The Republican senators flinched, and in last week's so-called "compromise" chose Bush over the Constitution. In doing so, they turned their backs on a rule of law that stretches back over nearly eight centuries to an epic moment in 1215 on a meadow by the River Thames in the United Kingdom.
The modern institution of civil and human rights, and particularly the writ of habeas corpus, began in June of 1215 when King John was forced by a group of feudal lords to sign the Magna Carta at Runnymede.
Two of the most critical parts of the Magna Carta were articles 38 and 39, which established the foundation for what is now known as "habeas corpus" laws (literally, "produce the body" from the Latin - meaning, broadly, "let this person go free or else give him a trial - you may not hold him forever with charging him with a crime"). The concept of habeas corpus in the Magna Carta led directly to the Fourth through Eighth Amendments of our Constitution, and hundreds of other federal and state due process provisions.
"38 In future no official shall place a man on trial upon his own unsupported statement, without producing credible witnesses to the truth of it.
"39 No free man shall be seized or imprisoned, or stripped of his rights or possessions, or outlawed or exiled, or deprived of his standing in any other way, nor will we proceed with force against him, or send others to do so, except by the lawful judgment of his equals or by the law of the land."
This was radical stuff, and over the next four hundred years average people increasingly wanted for themselves these same protections from the abuse of governmental power that the feudal lords had gotten at Runnymede. But from 1215 to 1628, outside of the privileges enjoyed by the feudal lords, the average person could be arrested and imprisoned at the whim of the king with no recourse to the courts.
Then, in 1627, King Charles I overstepped, and the people snapped. Charles I threw into jail five knights in a tax disagreement, and the knights sued the King, asserting their habeas corpus right to be free or on bail unless convicted of a crime.
King Charles I, in response, invoked his right to simply imprison anybody he wanted (other than the rich feudal lords), anytime he wanted, as he said, "per speciale Mandatum Domini Regis."
This is essentially the same argument that George W. Bush makes today for why he has the right to detain people without charges for as much as their entire lives solely on his own say-so: because he's in charge. And it's an argument now supported on the record by these Republicans who have chosen to betray America's founding principles in exchange for peace with the White House.
Legal scholars had expected that George W. Bush's decree to the "renegade" Republicans would meet true resistance.
After all, King Charles' decree wasn't well received. The result of his overt assault on the rights of citizens led to a sort of revolt in the British Parliament, producing the 1628 "Petition of Right" law, an early version of our Fourth through Eighth Amendments, which restated Articles 38 and 39 of the Magna Carta and added that "writs of habeas corpus, [are] there to undergo and receive [only] as the court should order." It was later strengthened with the "Habeas Corpus Act of 1640" and a second "Habeas Corpus Act of 1679."

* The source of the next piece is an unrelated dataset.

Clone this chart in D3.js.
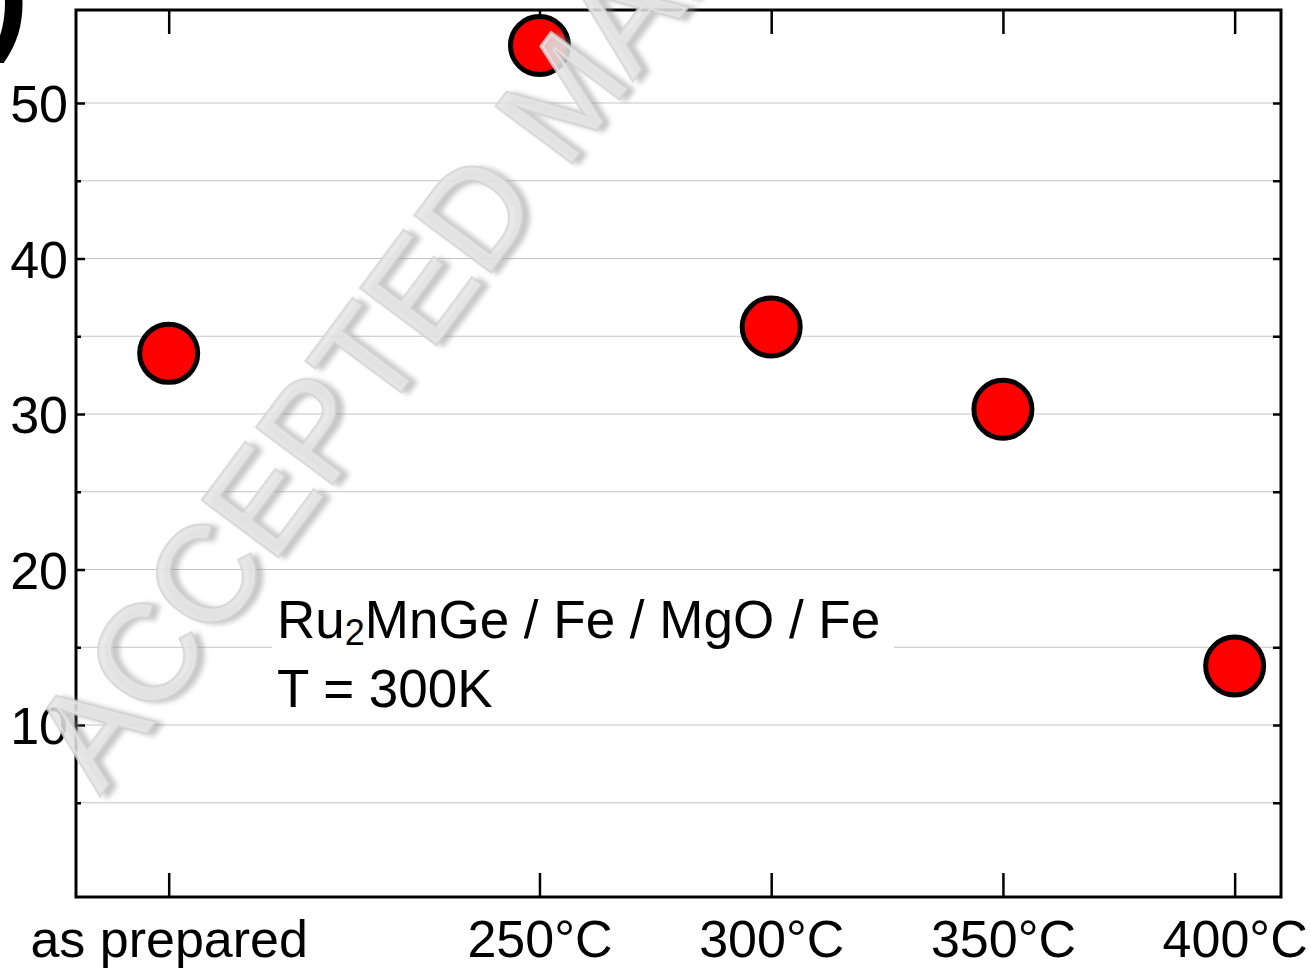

Thus, the right to suspend habeas corpus no longer was held by the King. It was exercised solely by the people's (elected and hereditary) representatives in the Parliament.
The third George to govern the United Kingdom confronted this in 1815 when he came into possession of Napoleon Bonaparte. But the British laws were so explicit that everybody was entitled to habeas corpus - even people who were not British citizens - that when Napoleon surrendered on the deck of the British flagship Bellerophon after the battle of Waterloo in 1815, the British Parliament had to pass a law ("An Act For The More Effectually Detaining In Custody Napoleon Bonaparte") to suspend habeas corpus so King George III could legally continue to hold him prisoner (and then legally exile him to a British fortification on a distant island).
Now, the third George to govern the United States, 191 years later, isn't even bothering with the civilized step that King George III of England took, of asking Congress for a temporary suspension of habeas corpus for a particular situation. Instead, he's demanding that his Republican colleagues give him the sole power to do away with habeas corpus altogether - and Bill Frist is insisting that they will push it through even over a filibuster.
It's a virtual repeat of Charles I's doctrine that a nation's ruler may do whatever he wants because he's the one in charge - "per speciale Mandatum Domini Regis."